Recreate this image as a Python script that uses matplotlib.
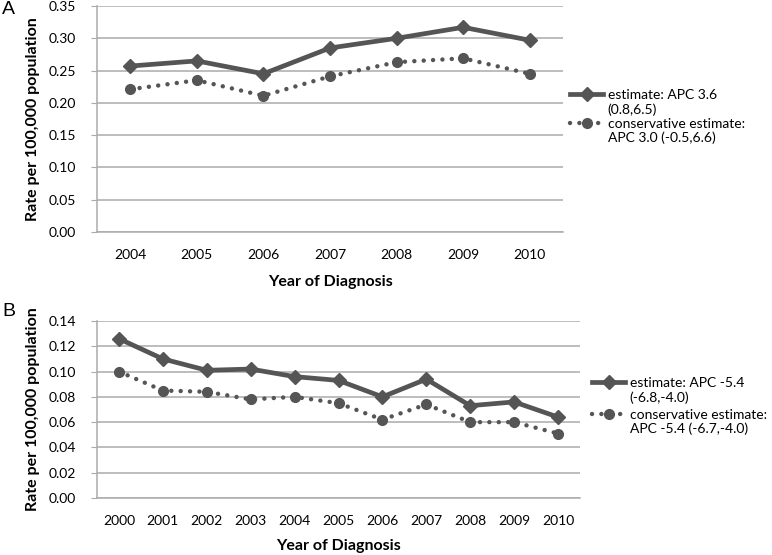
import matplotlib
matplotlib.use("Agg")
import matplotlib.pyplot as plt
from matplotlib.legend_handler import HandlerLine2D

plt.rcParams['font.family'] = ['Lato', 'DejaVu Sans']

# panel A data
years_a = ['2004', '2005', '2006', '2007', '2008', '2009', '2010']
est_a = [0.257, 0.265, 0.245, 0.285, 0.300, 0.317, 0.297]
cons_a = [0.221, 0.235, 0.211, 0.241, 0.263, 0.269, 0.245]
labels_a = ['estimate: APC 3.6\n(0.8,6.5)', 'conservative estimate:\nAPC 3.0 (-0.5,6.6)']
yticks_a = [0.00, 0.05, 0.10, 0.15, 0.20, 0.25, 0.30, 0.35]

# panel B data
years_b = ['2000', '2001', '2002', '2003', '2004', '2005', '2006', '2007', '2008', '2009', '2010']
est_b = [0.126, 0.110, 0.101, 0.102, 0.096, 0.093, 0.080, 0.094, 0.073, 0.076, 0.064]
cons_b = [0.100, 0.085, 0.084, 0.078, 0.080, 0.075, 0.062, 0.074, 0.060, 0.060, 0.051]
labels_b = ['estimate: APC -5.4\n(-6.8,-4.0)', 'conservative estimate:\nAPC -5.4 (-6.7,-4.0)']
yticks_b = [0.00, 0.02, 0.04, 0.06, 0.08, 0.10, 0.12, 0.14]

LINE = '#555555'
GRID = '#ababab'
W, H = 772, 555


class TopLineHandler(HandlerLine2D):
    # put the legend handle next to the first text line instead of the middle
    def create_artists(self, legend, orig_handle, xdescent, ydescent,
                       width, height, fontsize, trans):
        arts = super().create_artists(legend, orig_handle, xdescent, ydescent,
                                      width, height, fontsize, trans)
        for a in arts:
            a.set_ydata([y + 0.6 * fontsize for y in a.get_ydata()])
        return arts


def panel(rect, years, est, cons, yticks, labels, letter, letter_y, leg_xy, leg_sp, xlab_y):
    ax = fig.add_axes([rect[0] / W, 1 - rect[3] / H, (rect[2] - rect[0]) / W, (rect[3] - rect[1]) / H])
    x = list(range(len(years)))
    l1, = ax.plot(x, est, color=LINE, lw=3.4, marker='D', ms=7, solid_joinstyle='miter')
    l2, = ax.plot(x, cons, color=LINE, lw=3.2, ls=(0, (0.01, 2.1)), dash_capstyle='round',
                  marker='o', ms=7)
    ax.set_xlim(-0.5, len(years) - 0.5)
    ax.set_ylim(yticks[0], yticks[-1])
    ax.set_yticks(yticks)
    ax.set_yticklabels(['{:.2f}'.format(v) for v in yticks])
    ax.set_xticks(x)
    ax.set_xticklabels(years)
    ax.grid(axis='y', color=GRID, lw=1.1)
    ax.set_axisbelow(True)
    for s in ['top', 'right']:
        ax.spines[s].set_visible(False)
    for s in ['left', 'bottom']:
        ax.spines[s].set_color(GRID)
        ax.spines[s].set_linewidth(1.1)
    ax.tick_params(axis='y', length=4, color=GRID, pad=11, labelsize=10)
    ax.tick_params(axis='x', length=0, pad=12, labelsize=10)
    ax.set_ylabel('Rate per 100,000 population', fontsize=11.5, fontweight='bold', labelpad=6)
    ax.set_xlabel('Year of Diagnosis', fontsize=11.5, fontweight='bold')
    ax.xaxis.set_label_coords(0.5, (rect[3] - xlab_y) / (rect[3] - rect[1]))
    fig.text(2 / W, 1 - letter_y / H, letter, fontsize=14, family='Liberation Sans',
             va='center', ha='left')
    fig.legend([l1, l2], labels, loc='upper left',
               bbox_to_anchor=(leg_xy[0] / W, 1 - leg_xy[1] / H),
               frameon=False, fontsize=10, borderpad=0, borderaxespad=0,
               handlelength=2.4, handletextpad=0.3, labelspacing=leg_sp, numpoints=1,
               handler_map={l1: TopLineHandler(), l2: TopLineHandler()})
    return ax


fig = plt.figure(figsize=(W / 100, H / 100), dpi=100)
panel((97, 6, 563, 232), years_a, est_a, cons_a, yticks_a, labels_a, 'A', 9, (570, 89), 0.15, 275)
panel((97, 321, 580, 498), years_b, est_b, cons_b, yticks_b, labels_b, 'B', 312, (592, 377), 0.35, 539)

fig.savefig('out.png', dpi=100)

# # #

Objective
From the listing above, collect each line in which the string "matplotlib" appears.

Complete response
Recreate this image as a Python script that uses matplotlib.
import matplotlib
matplotlib.use("Agg")
import matplotlib.pyplot as plt
from matplotlib.legend_handler import HandlerLine2D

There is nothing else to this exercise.